A national movement is afoot to remake high schools from teenage holding pens into rigorous, focused and tech-savvy institutions.
Written by ZDNET Editors, Contributor

The high school of the future may look a lot more like the college of today. There is a national movement afoot to reshape high schools into smaller, specialized schools where technology and online learning play a much larger role in classrooms, reports the Arizona Republic.

The smaller, specialized campus model is being touted by business leaders and government who feel that high schools have become complacent and are not closing the opportunity gap between rich and poor students.

"The business community sees this as a matter of crisis," said Susan Carlson of the Arizona Business and Education Coalition. "There is a growing awareness, and we're having to come to the political will that kids have got to be more focused."

The model focuses on small, specialized high schools, bringing back high school career tracks by having students declare majors as early as eight grade, giving students laptops and requiring online courses.

A few recent stories show the cutting edge of the trend: The Gates Foundation's grant of $10.4 million to North Carolina to develop small, rigorous high schools. Florida's new requirement that students declare majors in Grade 8. And Mississippi's proposal that ninth graders take at least one online course.

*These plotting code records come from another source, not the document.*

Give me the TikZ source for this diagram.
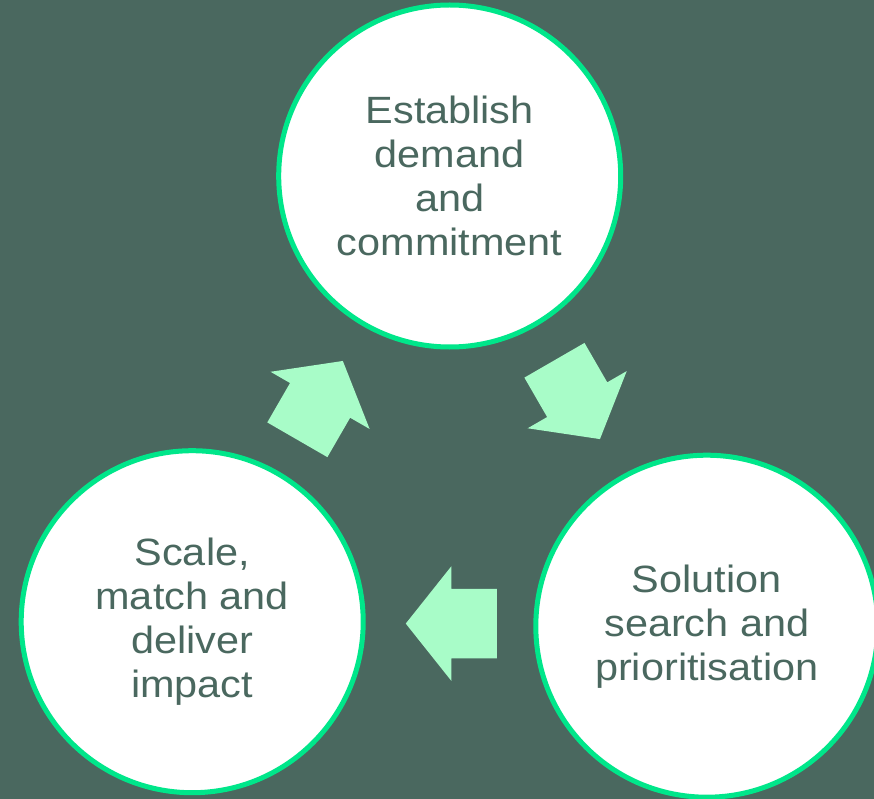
\documentclass[tikz,border=0pt]{standalone}
\usepackage{fontspec}
\setmainfont[FakeStretch=1.09]{Liberation Sans}
\usetikzlibrary{shapes.arrows,calc}
\definecolor{bgteal}{RGB}{74,104,95}
\definecolor{ringgreen}{RGB}{0,230,138}
\definecolor{mintarrow}{RGB}{168,252,200}

\begin{document}
\begin{tikzpicture}[x=1pt, y=-1pt,
  stage/.style={circle, draw=ringgreen, line width=5pt, fill=white, minimum size=342pt, inner sep=0pt, align=center, text=bgteal, font=\fontsize{38}{44}\selectfont},
  flow/.style={single arrow, fill=mintarrow, draw=none, minimum height=91pt, inner xsep=0pt, inner ysep=34.5pt, single arrow head extend=22.5pt, single arrow tip angle=103, anchor=tip}]
\useasboundingbox (0,0) rectangle (874,799);
\fill[bgteal] (0,0) rectangle (874,799);

% the three stages
\node[stage] (demand) at (449.7,176) {Establish\\demand\\and\\commitment};
\node[stage] (search) at (706.8,626.2) {Solution\\search and\\prioritisation};
\node[stage] (impact) at (192.2,621.7) {Scale,\\match and\\deliver\\impact};

% block arrows between them, tip half a length past the midpoint
\node[flow, rotate=-60] (toSearch) at ($(demand)!0.5!(search)!44pt!(search)$) {};
\node[flow, rotate=180] (toImpact) at ($(search)!0.5!(impact)!44pt!(impact)$) {};
\node[flow, rotate=60] (toDemand) at ($(impact)!0.5!(demand)!44pt!(demand)$) {};
\end{tikzpicture}
\end{document}
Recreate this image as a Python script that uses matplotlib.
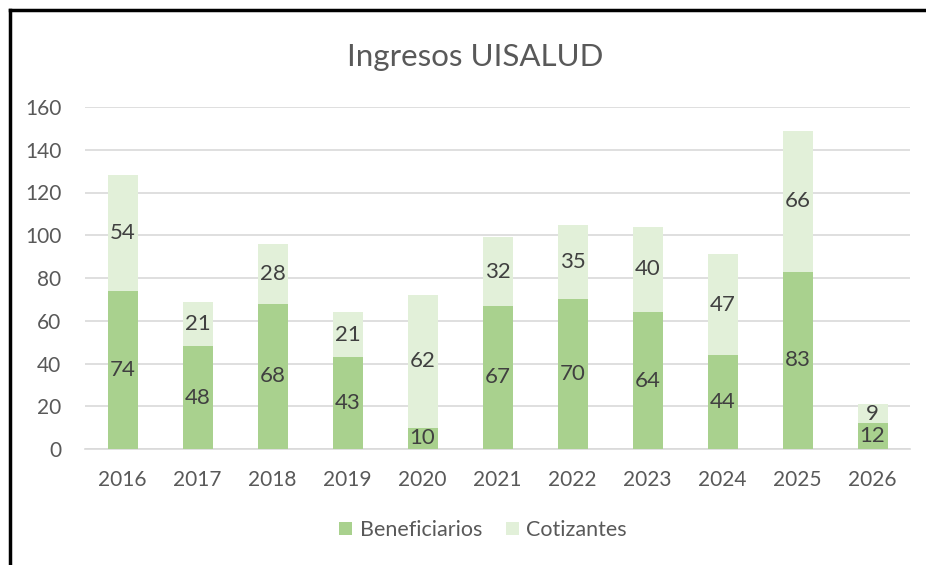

The proposed changes would drastically change the face of high school, including giving up nostalgic ties to senior-class camaraderie and mass graduation ceremonies, plus retraining teachers and revamping university teacher colleges.

The emphasis would push the brightest students toward more rigorous college level work, and bridge the gap between rich and poor students. Over the last 10 years, too many students leave high school unprepared for the challenges of college and work, which doesn't bode well for the future economy.